### DATA SECTION
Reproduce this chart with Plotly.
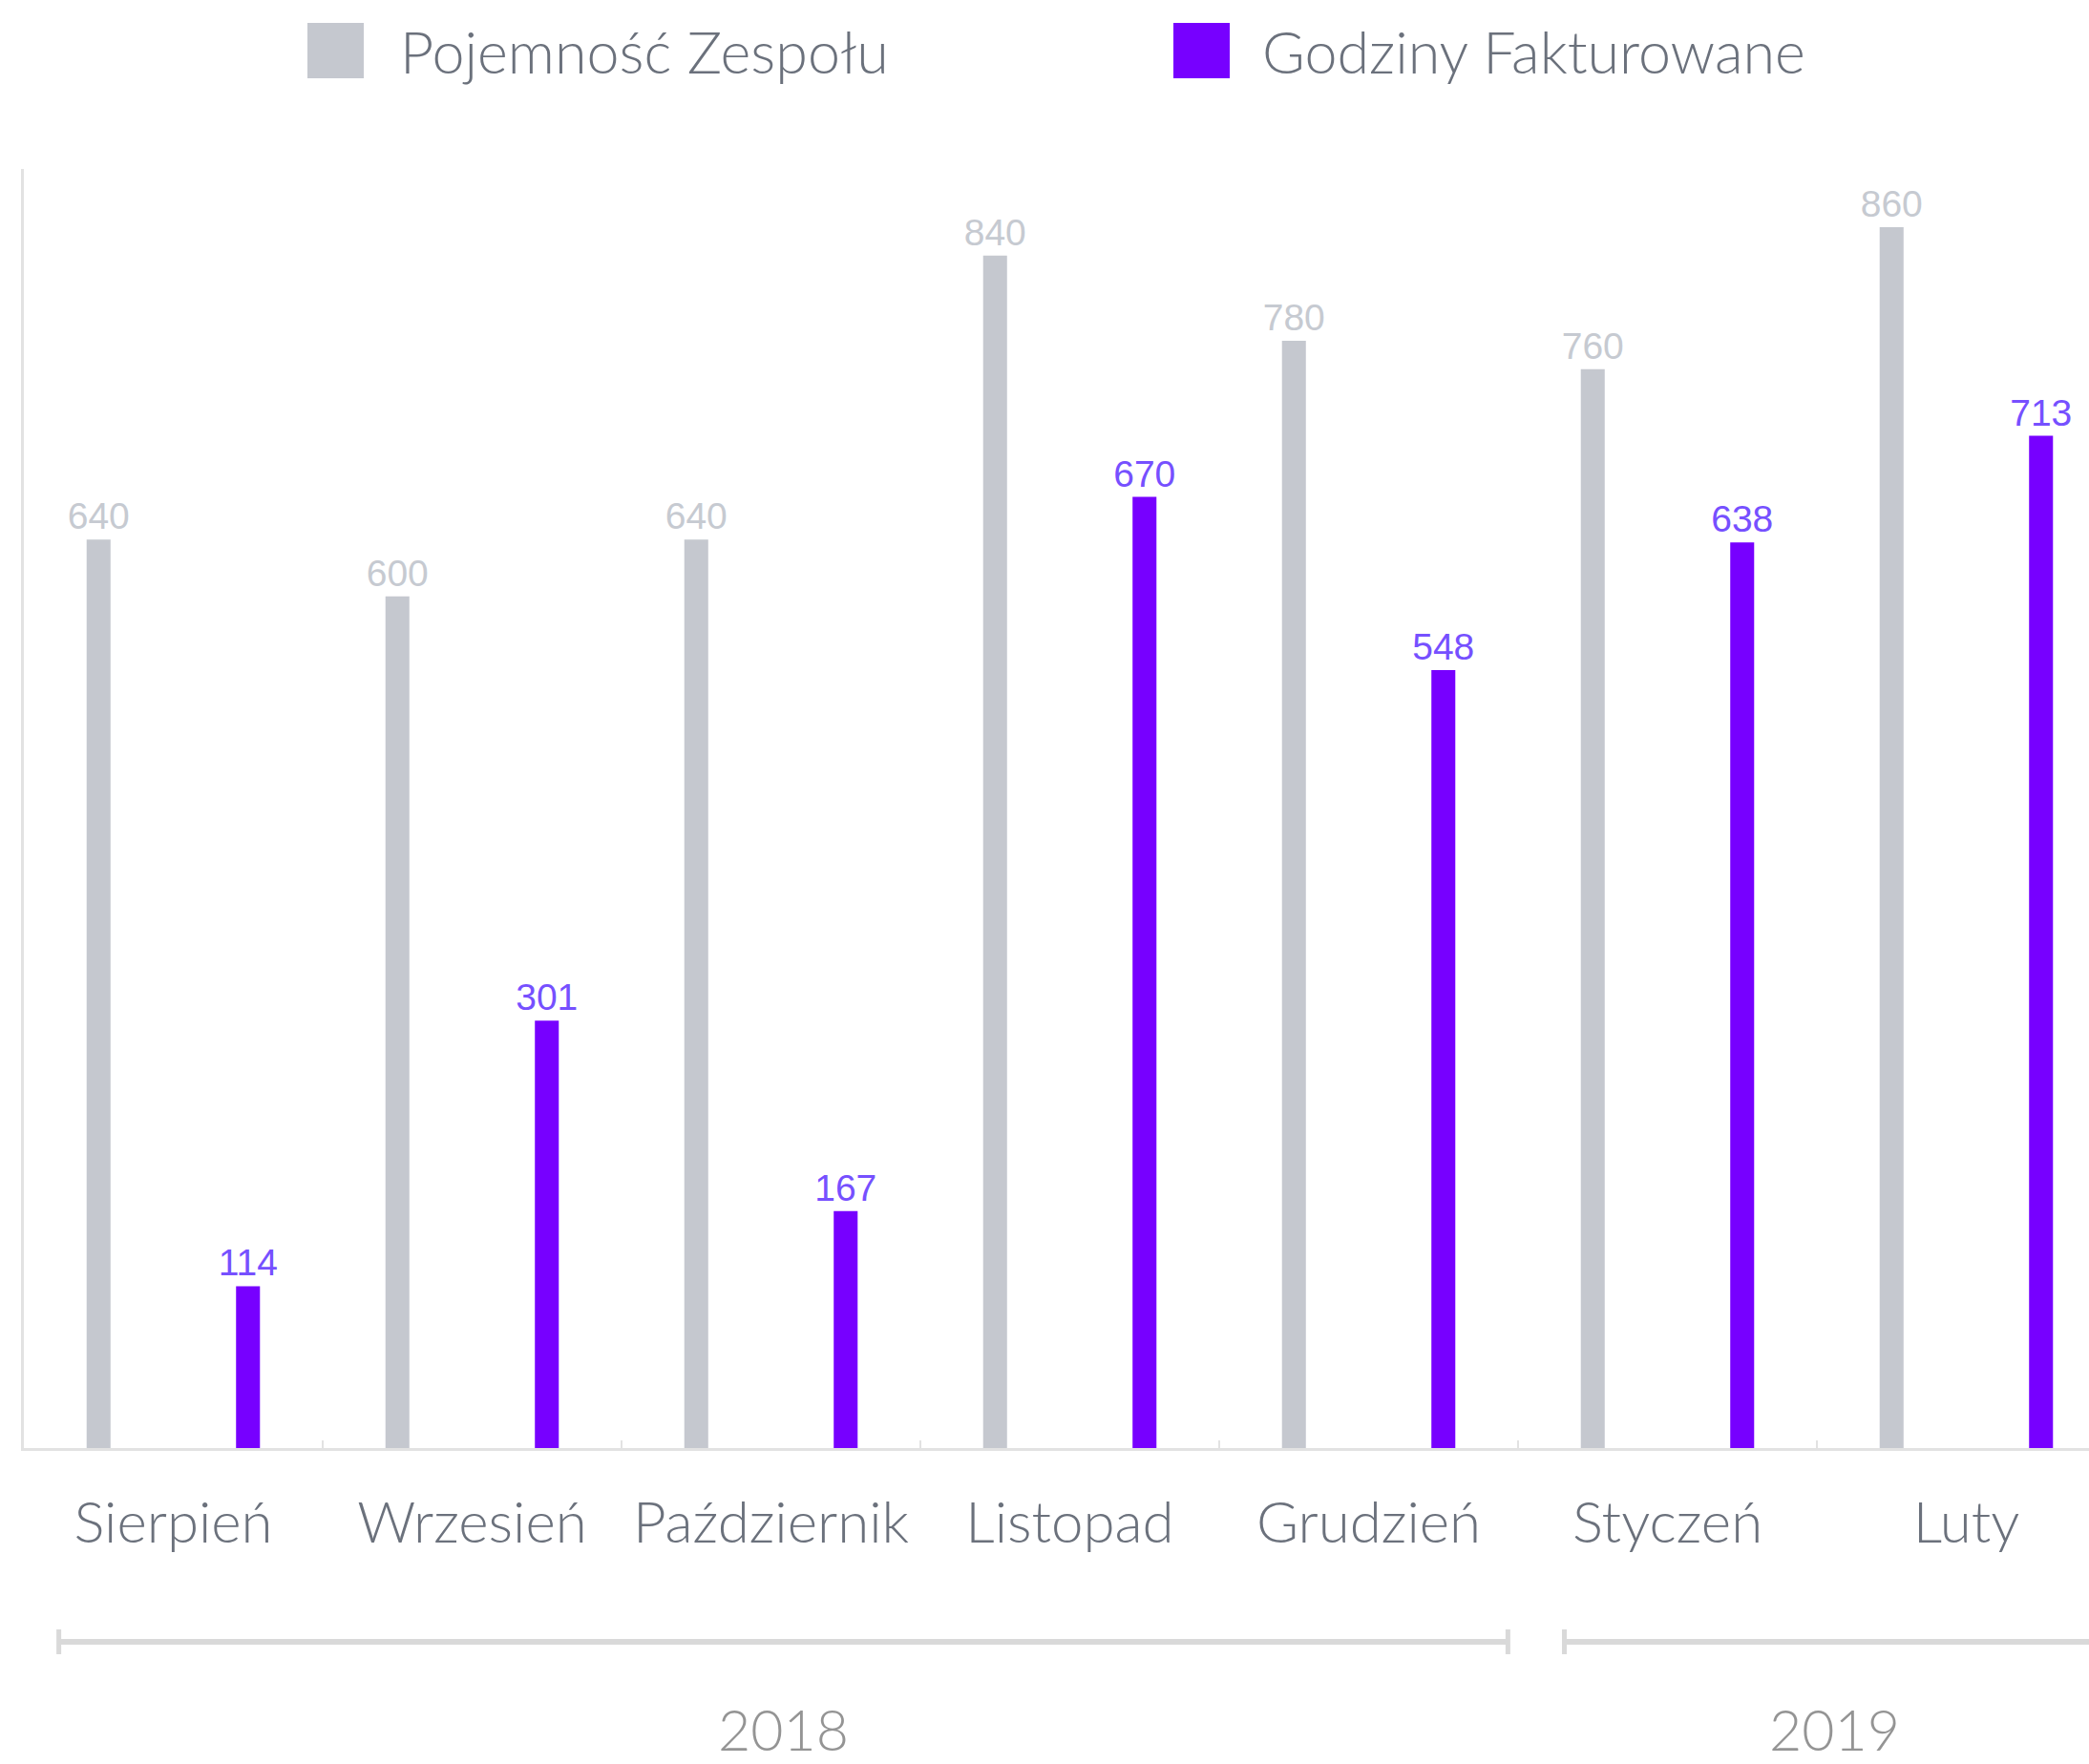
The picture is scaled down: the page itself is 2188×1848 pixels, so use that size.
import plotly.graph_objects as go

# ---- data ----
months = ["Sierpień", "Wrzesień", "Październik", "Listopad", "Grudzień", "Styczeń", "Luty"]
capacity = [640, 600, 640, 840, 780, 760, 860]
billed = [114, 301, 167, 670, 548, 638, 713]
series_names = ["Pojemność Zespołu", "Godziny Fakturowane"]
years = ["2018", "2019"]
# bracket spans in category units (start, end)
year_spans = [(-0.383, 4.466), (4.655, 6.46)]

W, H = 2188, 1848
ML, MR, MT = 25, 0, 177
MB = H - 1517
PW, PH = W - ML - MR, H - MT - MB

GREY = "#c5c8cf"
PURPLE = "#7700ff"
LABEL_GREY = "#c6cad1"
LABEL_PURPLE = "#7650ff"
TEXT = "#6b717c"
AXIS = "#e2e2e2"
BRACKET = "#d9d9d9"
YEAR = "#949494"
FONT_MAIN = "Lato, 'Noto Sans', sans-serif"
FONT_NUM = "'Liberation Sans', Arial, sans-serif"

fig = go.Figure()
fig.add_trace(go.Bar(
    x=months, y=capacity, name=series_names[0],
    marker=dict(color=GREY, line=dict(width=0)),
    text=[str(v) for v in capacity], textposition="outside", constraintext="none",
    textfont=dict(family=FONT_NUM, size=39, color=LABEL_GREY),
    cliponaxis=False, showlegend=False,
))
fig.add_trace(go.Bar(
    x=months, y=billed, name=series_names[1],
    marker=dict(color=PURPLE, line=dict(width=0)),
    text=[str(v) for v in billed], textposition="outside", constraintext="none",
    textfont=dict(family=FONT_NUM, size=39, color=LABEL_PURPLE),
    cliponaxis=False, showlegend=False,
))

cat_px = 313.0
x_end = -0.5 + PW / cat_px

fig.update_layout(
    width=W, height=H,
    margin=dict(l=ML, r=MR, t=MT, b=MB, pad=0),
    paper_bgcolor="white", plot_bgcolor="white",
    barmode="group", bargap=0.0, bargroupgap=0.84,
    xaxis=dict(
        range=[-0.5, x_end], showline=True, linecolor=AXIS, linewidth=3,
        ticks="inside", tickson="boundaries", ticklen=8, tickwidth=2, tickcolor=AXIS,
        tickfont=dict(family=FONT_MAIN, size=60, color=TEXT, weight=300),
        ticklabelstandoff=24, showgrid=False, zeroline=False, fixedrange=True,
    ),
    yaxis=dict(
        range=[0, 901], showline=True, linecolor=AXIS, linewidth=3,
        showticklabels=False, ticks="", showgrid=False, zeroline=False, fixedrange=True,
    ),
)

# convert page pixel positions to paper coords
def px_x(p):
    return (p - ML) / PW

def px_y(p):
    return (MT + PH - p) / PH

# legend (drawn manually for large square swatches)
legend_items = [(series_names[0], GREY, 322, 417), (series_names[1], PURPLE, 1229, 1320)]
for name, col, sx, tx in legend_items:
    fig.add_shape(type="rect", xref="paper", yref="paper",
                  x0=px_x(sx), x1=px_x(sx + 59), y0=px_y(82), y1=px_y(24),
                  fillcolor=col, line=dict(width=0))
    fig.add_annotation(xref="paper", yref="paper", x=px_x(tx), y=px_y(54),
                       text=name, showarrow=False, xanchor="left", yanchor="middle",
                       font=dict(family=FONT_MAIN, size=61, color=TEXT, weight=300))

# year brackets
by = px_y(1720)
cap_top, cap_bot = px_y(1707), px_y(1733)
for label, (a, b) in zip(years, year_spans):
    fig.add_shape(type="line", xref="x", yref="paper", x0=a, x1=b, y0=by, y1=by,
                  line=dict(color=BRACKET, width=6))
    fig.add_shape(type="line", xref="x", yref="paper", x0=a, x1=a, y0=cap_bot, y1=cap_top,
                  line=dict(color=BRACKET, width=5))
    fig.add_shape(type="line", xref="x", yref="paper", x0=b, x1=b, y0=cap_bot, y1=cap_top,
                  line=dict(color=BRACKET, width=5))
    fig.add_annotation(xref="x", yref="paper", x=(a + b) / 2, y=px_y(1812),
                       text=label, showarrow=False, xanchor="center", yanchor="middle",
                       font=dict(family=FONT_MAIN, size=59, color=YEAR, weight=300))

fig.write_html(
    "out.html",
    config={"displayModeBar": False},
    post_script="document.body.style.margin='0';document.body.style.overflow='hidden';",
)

### PROBLEM STATEMENT
Are you able to set down all the lines above exactly, without any pictures?

### EXERCISE ANSWER
Reproduce this chart with Plotly.
The picture is scaled down: the page itself is 2188×1848 pixels, so use that size.
import plotly.graph_objects as go

# ---- data ----
months = ["Sierpień", "Wrzesień", "Październik", "Listopad", "Grudzień", "Styczeń", "Luty"]
capacity = [640, 600, 640, 840, 780, 760, 860]
billed = [114, 301, 167, 670, 548, 638, 713]
series_names = ["Pojemność Zespołu", "Godziny Fakturowane"]
years = ["2018", "2019"]
# bracket spans in category units (start, end)
year_spans = [(-0.383, 4.466), (4.655, 6.46)]

W, H = 2188, 1848
ML, MR, MT = 25, 0, 177
MB = H - 1517
PW, PH = W - ML - MR, H - MT - MB

GREY = "#c5c8cf"
PURPLE = "#7700ff"
LABEL_GREY = "#c6cad1"
LABEL_PURPLE = "#7650ff"
TEXT = "#6b717c"
AXIS = "#e2e2e2"
BRACKET = "#d9d9d9"
YEAR = "#949494"
FONT_MAIN = "Lato, 'Noto Sans', sans-serif"
FONT_NUM = "'Liberation Sans', Arial, sans-serif"

fig = go.Figure()
fig.add_trace(go.Bar(
    x=months, y=capacity, name=series_names[0],
    marker=dict(color=GREY, line=dict(width=0)),
    text=[str(v) for v in capacity], textposition="outside", constraintext="none",
    textfont=dict(family=FONT_NUM, size=39, color=LABEL_GREY),
    cliponaxis=False, showlegend=False,
))
fig.add_trace(go.Bar(
    x=months, y=billed, name=series_names[1],
    marker=dict(color=PURPLE, line=dict(width=0)),
    text=[str(v) for v in billed], textposition="outside", constraintext="none",
    textfont=dict(family=FONT_NUM, size=39, color=LABEL_PURPLE),
    cliponaxis=False, showlegend=False,
))

cat_px = 313.0
x_end = -0.5 + PW / cat_px

fig.update_layout(
    width=W, height=H,
    margin=dict(l=ML, r=MR, t=MT, b=MB, pad=0),
    paper_bgcolor="white", plot_bgcolor="white",
    barmode="group", bargap=0.0, bargroupgap=0.84,
    xaxis=dict(
        range=[-0.5, x_end], showline=True, linecolor=AXIS, linewidth=3,
        ticks="inside", tickson="boundaries", ticklen=8, tickwidth=2, tickcolor=AXIS,
        tickfont=dict(family=FONT_MAIN, size=60, color=TEXT, weight=300),
        ticklabelstandoff=24, showgrid=False, zeroline=False, fixedrange=True,
    ),
    yaxis=dict(
        range=[0, 901], showline=True, linecolor=AXIS, linewidth=3,
        showticklabels=False, ticks="", showgrid=False, zeroline=False, fixedrange=True,
    ),
)

# convert page pixel positions to paper coords
def px_x(p):
    return (p - ML) / PW

def px_y(p):
    return (MT + PH - p) / PH

# legend (drawn manually for large square swatches)
legend_items = [(series_names[0], GREY, 322, 417), (series_names[1], PURPLE, 1229, 1320)]
for name, col, sx, tx in legend_items:
    fig.add_shape(type="rect", xref="paper", yref="paper",
                  x0=px_x(sx), x1=px_x(sx + 59), y0=px_y(82), y1=px_y(24),
                  fillcolor=col, line=dict(width=0))
    fig.add_annotation(xref="paper", yref="paper", x=px_x(tx), y=px_y(54),
                       text=name, showarrow=False, xanchor="left", yanchor="middle",
                       font=dict(family=FONT_MAIN, size=61, color=TEXT, weight=300))

# year brackets
by = px_y(1720)
cap_top, cap_bot = px_y(1707), px_y(1733)
for label, (a, b) in zip(years, year_spans):
    fig.add_shape(type="line", xref="x", yref="paper", x0=a, x1=b, y0=by, y1=by,
                  line=dict(color=BRACKET, width=6))
    fig.add_shape(type="line", xref="x", yref="paper", x0=a, x1=a, y0=cap_bot, y1=cap_top,
                  line=dict(color=BRACKET, width=5))
    fig.add_shape(type="line", xref="x", yref="paper", x0=b, x1=b, y0=cap_bot, y1=cap_top,
                  line=dict(color=BRACKET, width=5))
    fig.add_annotation(xref="x", yref="paper", x=(a + b) / 2, y=px_y(1812),
                       text=label, showarrow=False, xanchor="center", yanchor="middle",
                       font=dict(family=FONT_MAIN, size=59, color=YEAR, weight=300))

fig.write_html(
    "out.html",
    config={"displayModeBar": False},
    post_script="document.body.style.margin='0';document.body.style.overflow='hidden';",
)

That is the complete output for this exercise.